Un bar en el que los clientes pagan dos cafés cuando se toman uno para que un necesitado pueda desayunar; un restaurante que implanta una “happy hour” en la que todos los platos cuestan un euro o una gran superficie que permite comer a precios de risa a sus clientes pero no supervisa si han comprado.
Mientras las autoridades nos siguen exprimiendo, las familias y los particulares están sosteniendo el sistema. Estamos, porque mi perro es testigo de cómo algún conocido, ahogado por la hipoteca, me ha encontrado por la calle y me ha pedido que le pague un café con leche.
Cuando veo ese tipo de iniciativas me conmuevo y aplaudo a quienes son capaces de equilibrar sus ganancias y la preocupación por el prójimo. No es fácil, sobre todo, entre quienes ya van apurados para cubrir todos los gastos. Sin embargo, la vida nos enseña que la generosidad no va a unida a la riqueza sino a la capacidad de ponerse en el lugar del otro. Y, ahí, ricos y pobres muestran su grandeza o su miseria.
Esas ideas que ayudan a tomar algo caliente son un modo de asistencia social en dosis pequeñas pero llenas de humanidad. Ya sé que pagar un café no es gran cosa pero que un necesitado sepa que no se le va a negar algo tan básico le puede hacer sentir aún parte de esta sociedad.

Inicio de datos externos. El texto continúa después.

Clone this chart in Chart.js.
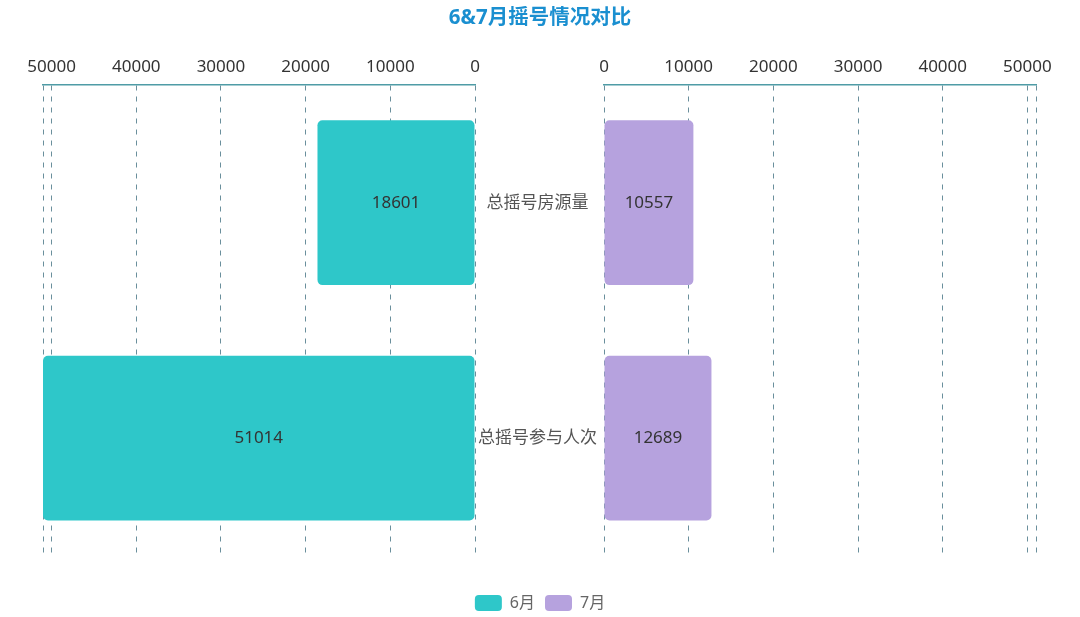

Es justo lo contrario a lo que están haciendo autoridades y especuladores internacionales. Están fulminando nuestra identidad como comunidad humana; nos hacen avaros, rácanos, insolidarios –bastante tengo yo con lo que tengo, nos obligan a decir-. Quizás ése sea el peor efecto de la maldita política de austeridad. No debemos dejar que lo consigan. Por eso es tan valiosa la iniciativa de un bar de permitir pagar “a cuenta” un café. Es nuestra revolución a pequeña escala. Crea lazos, nos hace humanos y nos ayuda a plantar cara a la cultura del egoísmo feroz. Frente a la prima de riesgo, nos revelamos actuando como hermanos en el riesgo.